— START Material for this task —

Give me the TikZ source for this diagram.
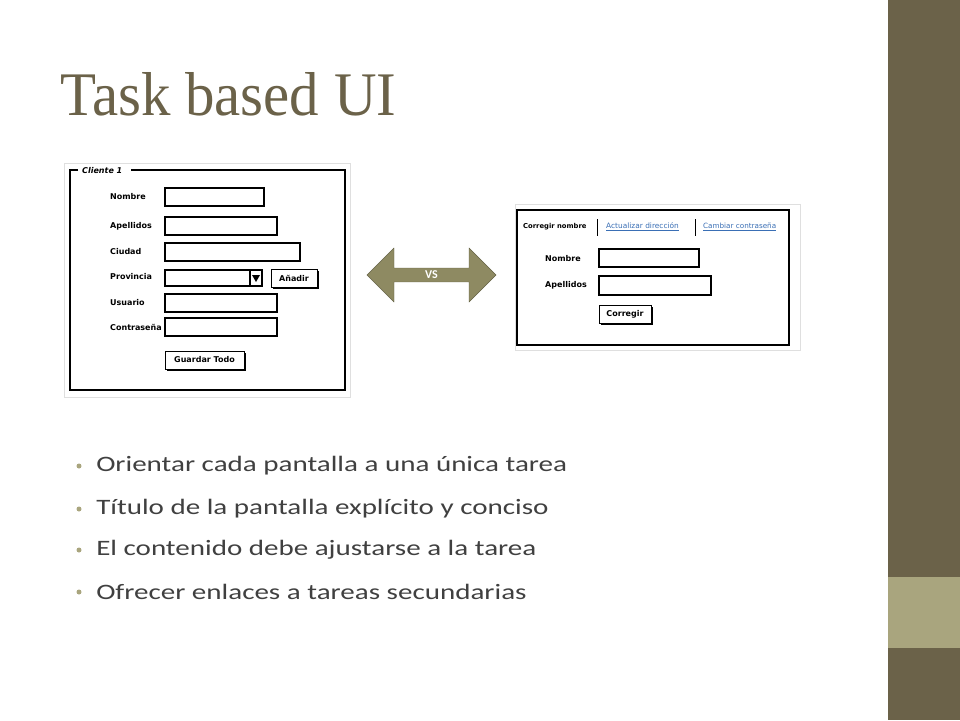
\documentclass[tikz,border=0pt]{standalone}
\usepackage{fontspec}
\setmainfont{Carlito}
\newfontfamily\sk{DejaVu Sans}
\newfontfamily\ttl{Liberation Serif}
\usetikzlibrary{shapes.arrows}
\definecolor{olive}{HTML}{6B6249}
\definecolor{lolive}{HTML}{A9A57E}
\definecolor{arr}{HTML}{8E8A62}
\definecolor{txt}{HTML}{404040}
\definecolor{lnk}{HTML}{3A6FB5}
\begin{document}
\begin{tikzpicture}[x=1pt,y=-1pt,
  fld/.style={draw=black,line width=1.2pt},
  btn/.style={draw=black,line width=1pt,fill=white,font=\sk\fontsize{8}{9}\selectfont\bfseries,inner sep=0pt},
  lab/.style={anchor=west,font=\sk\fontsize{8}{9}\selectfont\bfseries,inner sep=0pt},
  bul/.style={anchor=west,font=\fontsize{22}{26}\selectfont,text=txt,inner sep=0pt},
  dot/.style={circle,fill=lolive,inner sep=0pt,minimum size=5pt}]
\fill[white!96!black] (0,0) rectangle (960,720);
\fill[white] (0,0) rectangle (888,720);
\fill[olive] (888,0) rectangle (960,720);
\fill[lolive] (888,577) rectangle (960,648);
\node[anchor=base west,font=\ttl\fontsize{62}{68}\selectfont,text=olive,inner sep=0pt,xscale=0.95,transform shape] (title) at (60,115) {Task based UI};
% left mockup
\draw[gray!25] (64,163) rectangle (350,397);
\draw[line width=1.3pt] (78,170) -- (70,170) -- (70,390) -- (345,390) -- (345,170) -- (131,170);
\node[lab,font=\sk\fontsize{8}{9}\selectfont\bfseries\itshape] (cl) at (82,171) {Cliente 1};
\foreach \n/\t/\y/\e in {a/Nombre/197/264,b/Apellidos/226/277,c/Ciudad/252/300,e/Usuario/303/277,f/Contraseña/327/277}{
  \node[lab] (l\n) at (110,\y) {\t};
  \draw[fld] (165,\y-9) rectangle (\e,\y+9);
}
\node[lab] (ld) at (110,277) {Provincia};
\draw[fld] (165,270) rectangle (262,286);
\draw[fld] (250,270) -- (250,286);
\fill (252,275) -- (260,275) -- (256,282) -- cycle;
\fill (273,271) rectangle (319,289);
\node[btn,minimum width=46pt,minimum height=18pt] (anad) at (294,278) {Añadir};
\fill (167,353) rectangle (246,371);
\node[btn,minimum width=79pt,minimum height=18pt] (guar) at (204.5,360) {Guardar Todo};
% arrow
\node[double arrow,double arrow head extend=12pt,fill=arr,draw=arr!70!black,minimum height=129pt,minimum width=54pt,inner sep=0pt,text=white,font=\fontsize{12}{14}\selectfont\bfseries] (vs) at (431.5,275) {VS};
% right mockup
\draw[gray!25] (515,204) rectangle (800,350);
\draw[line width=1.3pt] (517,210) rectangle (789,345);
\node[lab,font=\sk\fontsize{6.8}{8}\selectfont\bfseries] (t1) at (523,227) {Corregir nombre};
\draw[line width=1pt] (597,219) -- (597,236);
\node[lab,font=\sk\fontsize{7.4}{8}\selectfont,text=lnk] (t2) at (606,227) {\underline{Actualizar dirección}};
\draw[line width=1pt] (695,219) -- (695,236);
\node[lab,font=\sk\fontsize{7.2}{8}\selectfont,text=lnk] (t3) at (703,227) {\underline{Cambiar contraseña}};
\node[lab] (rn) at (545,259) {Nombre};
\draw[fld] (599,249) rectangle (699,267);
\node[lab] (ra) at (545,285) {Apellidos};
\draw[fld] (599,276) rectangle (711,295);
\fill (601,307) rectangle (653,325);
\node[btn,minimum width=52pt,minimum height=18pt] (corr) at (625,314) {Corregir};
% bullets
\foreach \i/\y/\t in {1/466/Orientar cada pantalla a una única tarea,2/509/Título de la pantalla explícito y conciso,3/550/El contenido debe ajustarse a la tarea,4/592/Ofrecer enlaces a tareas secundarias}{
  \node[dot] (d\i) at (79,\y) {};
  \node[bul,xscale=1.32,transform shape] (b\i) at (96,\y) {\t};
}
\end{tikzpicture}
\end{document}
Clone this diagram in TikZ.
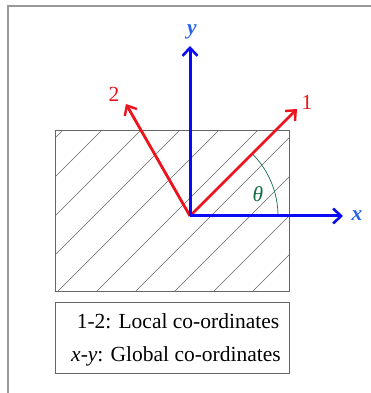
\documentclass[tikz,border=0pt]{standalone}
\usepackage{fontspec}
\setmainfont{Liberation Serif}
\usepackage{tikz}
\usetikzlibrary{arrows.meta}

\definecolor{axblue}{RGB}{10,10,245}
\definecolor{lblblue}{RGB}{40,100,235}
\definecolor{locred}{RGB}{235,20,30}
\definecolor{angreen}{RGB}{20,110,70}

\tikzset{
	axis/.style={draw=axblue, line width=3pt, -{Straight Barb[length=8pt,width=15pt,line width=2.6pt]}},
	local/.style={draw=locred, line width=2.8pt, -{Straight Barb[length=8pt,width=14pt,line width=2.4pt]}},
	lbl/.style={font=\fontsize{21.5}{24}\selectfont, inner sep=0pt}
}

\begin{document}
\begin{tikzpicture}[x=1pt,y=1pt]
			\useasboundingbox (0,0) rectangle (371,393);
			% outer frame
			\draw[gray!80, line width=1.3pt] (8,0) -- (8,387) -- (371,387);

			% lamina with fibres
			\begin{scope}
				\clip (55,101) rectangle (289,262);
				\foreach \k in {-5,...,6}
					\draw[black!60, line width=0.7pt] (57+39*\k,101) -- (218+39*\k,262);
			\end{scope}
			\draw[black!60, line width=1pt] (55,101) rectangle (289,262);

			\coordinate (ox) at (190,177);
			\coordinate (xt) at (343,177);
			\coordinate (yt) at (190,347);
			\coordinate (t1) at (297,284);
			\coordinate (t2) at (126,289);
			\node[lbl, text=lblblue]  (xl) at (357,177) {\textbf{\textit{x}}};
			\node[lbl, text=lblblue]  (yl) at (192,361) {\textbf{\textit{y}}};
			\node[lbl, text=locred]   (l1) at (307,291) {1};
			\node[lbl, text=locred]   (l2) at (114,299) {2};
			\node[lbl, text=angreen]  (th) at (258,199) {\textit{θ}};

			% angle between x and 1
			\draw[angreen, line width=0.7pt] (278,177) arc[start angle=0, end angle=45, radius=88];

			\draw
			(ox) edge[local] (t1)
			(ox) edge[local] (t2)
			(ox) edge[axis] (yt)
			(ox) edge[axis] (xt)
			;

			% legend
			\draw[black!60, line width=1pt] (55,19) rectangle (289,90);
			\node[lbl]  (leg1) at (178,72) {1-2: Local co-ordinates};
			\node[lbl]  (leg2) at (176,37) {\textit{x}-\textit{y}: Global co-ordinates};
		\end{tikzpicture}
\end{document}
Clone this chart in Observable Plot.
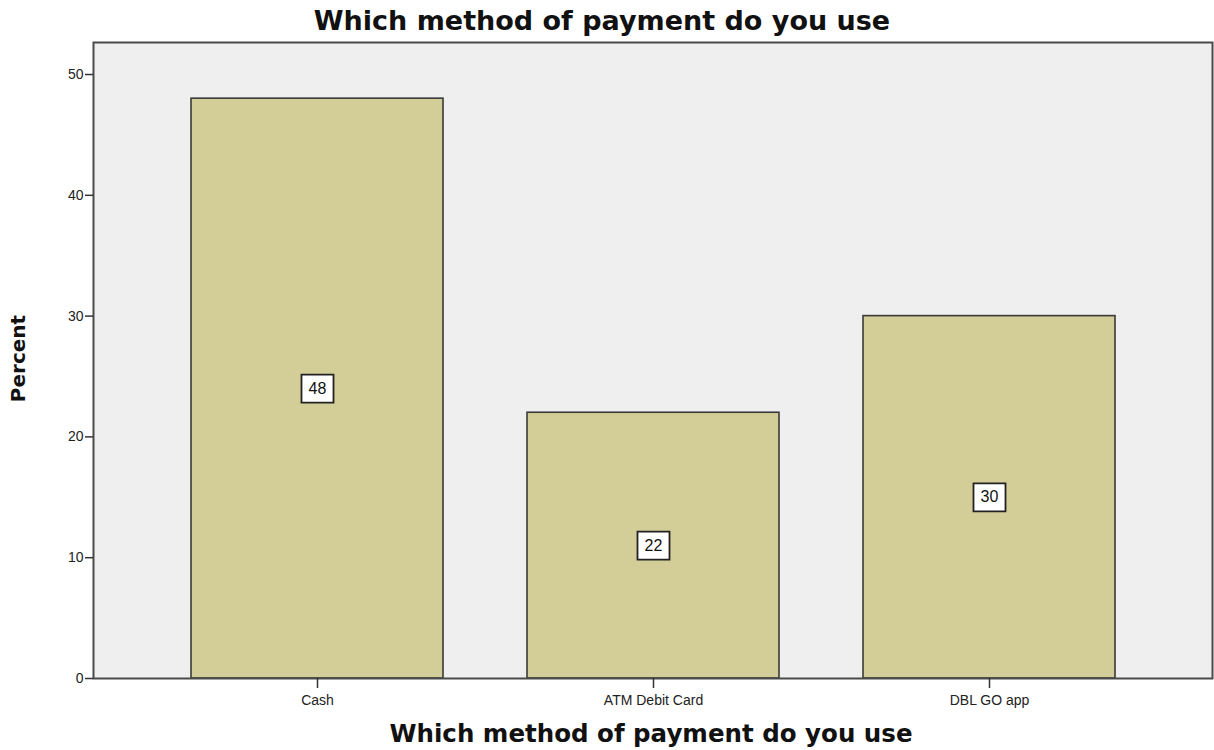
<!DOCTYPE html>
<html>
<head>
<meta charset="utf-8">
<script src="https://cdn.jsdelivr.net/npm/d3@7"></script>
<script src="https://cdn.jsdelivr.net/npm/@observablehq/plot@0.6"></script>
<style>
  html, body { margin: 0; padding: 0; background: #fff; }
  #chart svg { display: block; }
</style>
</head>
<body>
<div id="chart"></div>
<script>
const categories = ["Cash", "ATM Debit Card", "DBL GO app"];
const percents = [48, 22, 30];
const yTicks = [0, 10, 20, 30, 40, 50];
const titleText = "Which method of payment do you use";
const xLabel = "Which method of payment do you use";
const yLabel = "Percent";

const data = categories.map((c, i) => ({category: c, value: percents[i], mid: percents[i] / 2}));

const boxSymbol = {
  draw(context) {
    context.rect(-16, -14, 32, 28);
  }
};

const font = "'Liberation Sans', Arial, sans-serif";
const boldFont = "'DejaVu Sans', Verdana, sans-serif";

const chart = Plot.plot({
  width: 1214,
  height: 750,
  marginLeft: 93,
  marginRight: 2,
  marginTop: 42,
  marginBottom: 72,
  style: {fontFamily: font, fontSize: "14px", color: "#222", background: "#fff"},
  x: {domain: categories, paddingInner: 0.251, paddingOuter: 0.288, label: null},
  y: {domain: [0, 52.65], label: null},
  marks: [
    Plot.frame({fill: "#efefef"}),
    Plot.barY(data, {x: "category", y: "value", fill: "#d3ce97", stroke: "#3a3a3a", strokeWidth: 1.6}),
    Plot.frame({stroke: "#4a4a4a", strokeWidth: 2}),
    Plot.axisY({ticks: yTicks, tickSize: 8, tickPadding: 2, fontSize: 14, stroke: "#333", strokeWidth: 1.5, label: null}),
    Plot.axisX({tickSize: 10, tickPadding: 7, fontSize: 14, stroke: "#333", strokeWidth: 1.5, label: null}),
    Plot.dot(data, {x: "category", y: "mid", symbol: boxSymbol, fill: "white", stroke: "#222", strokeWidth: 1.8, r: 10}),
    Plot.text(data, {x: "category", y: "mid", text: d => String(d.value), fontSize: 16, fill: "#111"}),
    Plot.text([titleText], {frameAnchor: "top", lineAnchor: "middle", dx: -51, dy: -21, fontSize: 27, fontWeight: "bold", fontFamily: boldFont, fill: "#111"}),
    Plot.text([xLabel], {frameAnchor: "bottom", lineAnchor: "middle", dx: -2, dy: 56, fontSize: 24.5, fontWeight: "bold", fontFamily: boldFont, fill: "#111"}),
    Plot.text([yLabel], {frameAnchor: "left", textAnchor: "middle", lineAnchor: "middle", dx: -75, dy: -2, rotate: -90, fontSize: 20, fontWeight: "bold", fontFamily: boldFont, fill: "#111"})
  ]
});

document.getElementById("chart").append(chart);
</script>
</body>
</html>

— END Material for this task —

What to produce
Retype, word for word, only the lines from the one containing "Clone this diagram in TikZ." through the one containing "(8,387) -- (371,387);", both included, and leave out any pictures.

Result of the task
Clone this diagram in TikZ.
\documentclass[tikz,border=0pt]{standalone}
\usepackage{fontspec}
\setmainfont{Liberation Serif}
\usepackage{tikz}
\usetikzlibrary{arrows.meta}

\definecolor{axblue}{RGB}{10,10,245}
\definecolor{lblblue}{RGB}{40,100,235}
\definecolor{locred}{RGB}{235,20,30}
\definecolor{angreen}{RGB}{20,110,70}

\tikzset{
	axis/.style={draw=axblue, line width=3pt, -{Straight Barb[length=8pt,width=15pt,line width=2.6pt]}},
	local/.style={draw=locred, line width=2.8pt, -{Straight Barb[length=8pt,width=14pt,line width=2.4pt]}},
	lbl/.style={font=\fontsize{21.5}{24}\selectfont, inner sep=0pt}
}

\begin{document}
\begin{tikzpicture}[x=1pt,y=1pt]
			\useasboundingbox (0,0) rectangle (371,393);
			% outer frame
			\draw[gray!80, line width=1.3pt] (8,0) -- (8,387) -- (371,387);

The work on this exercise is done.